U.S. District Judge William H. Pauley III agreed Tuesday to keep search warrant materials related to the investigation of Michael Cohen under seal until July 15 after prosecutors submitted a letter last week explaining why the probe continues. That letter remains sealed.

Pauley cited “ongoing aspects” of the government’s investigation as he directed prosecutors to identify in July what individuals or entities remain subject to continuing probes and explain any need for continued redaction.

Cohen, 52, is serving a three-year prison sentence after admitting a role in paying off two women — porn star Stormy Daniels and a Playboy centerfold Karen McDougal — who claimed they had affairs with Trump. Assuming good behavior, Cohen would be released in December 2021.

Cohen and federal prosecutors said Trump directed the payments. The president denied any sexual relationship with the women and said on Twitter that payments were “a simple private transaction,” not a campaign contribution.

The search warrants preceded raids on Cohen’s homes and office in April 2018.

Media organizations previously persuaded the judge to release much of the material related to the warrants, but not the sections related to the campaign finance investigation.

It remains unclear exactly what part of the campaign finance probe remains unfinished.

Cohen admitted that he arranged for American Media Inc., parent of the pro-Trump National Enquirer, to pay McDougal $150,000 to buy and bury her story. He also admitted paying Daniels $130,000 and was reimbursed by Trump’s business empire. Both payments came during the 2016 campaign.

Prosecutors said those secret payouts were not reported as campaign contributions and violated the ban on corporate contributions and the $2,700 limit on donations by an individual.

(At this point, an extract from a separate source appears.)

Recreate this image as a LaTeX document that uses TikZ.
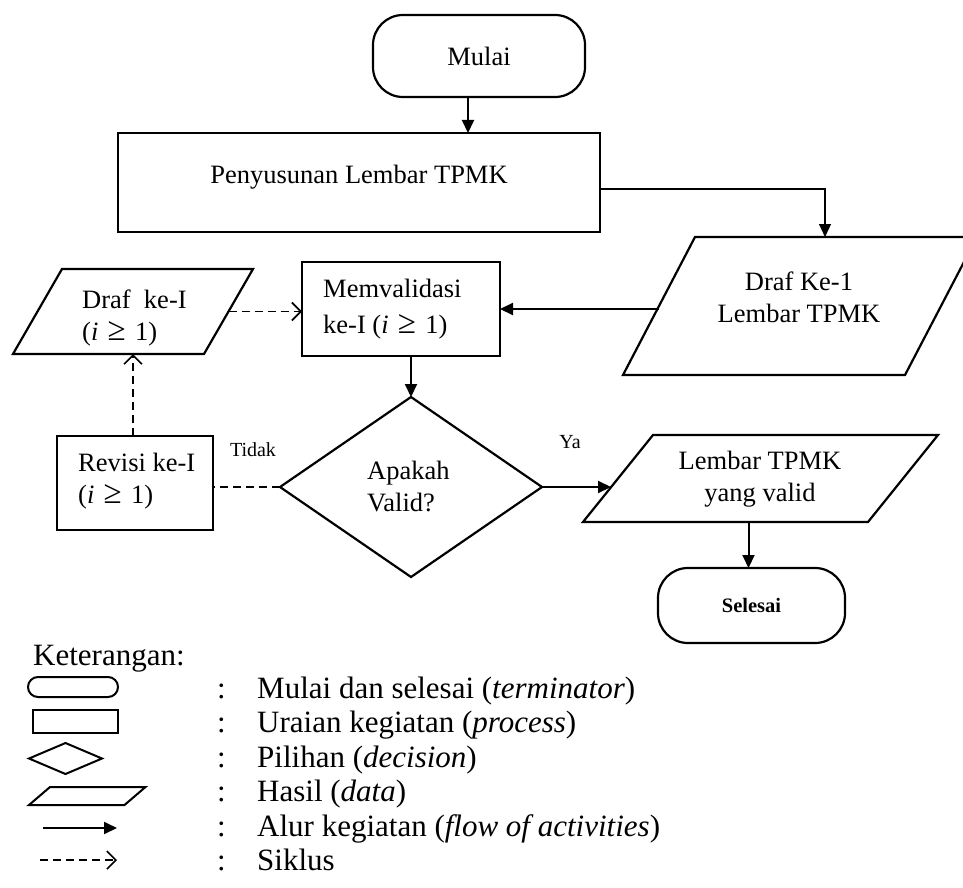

Shortly after Cohen’s sentencing, federal authorities announced a deal not to prosecute AMI. The deal required the company to admit making the payment to McDougal “in concert” with the Trump campaign to protect him from a story that could have hurt his candidacy.

The non-prosecution agreement was put in jeopardy this year when Amazon CEO Jeff Bezos said the National Enquirer threatened to publish explicit photographs of him unless he publicly declared that the tabloid’s coverage of him was not politically motivated.

In April, it was announced that the supermarket tabloid was being sold to the former head of the airport newsstand company Hudson News.